Second, prototypes cut out much of the politics that inevitably accompany any large-scale change to business processes. Give people a detailed argument about why such-and-such a new approach to their job might be better, and they are likely to respond with an equally detailed argument about why it might not. But show them a working system that delivers business benefits, and their resistance to change fades. The debate over the new system can then turn to how to improve it—not whether to build it.

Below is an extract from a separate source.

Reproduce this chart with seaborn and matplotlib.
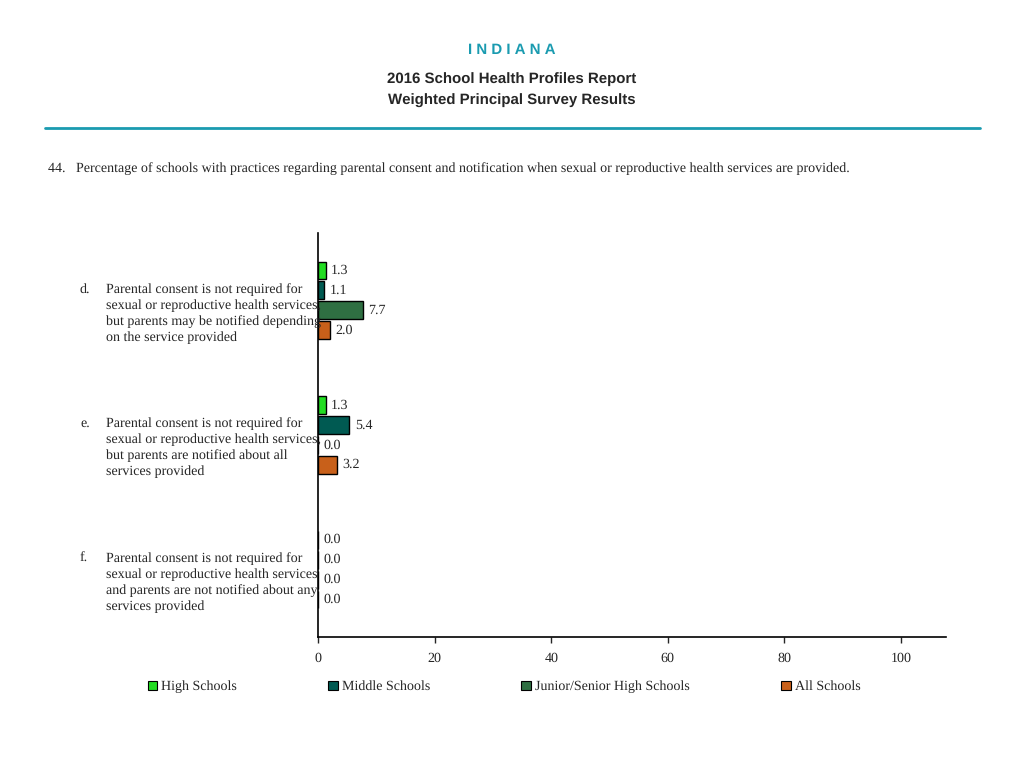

The subsequent systems development process takes the form of a series of iterative improvements to the prototype, first "bulletproofing" the databases and then delivering whichever business improvement promises the highest value. Ideally, the pilot should be quickly gotten up and running on just part of the business, thus enabling real-life experience to be brought to bear in refining both user interface and functionality. If live pilots are not an option, the prototype must be run as a business simulation. Even so, given the requirements for reliability and usability, it is vital to switch over to real usage as quickly as possible. Delivering key functionality quickly—and postponing refinements until later—captures the greatest business value.

Just do it

The three approaches described—supplemental systems, standard systems, and rapid custom development—provide a much-needed escape route for executives trapped by the burden of legacy systems. Existing development methods have brought cost overruns, failed systems, and creeping paralysis. By making the development of new information systems a routine part of managing corporate change, these new approaches promise to return control of corporate strategy to top managers—rather than letting it waste away in stalemate between line managers and the IS department.

That said, it must be stressed that the new approaches only enable rapid development of information systems. They do not guarantee it. Managers who postpone tough choices or who obsessively try to protect themselves against every conceivable risk—however unlikely—can quickly fritter away the speed and cost savings of these approaches. The opportunities are there. It is up to managers to grasp them.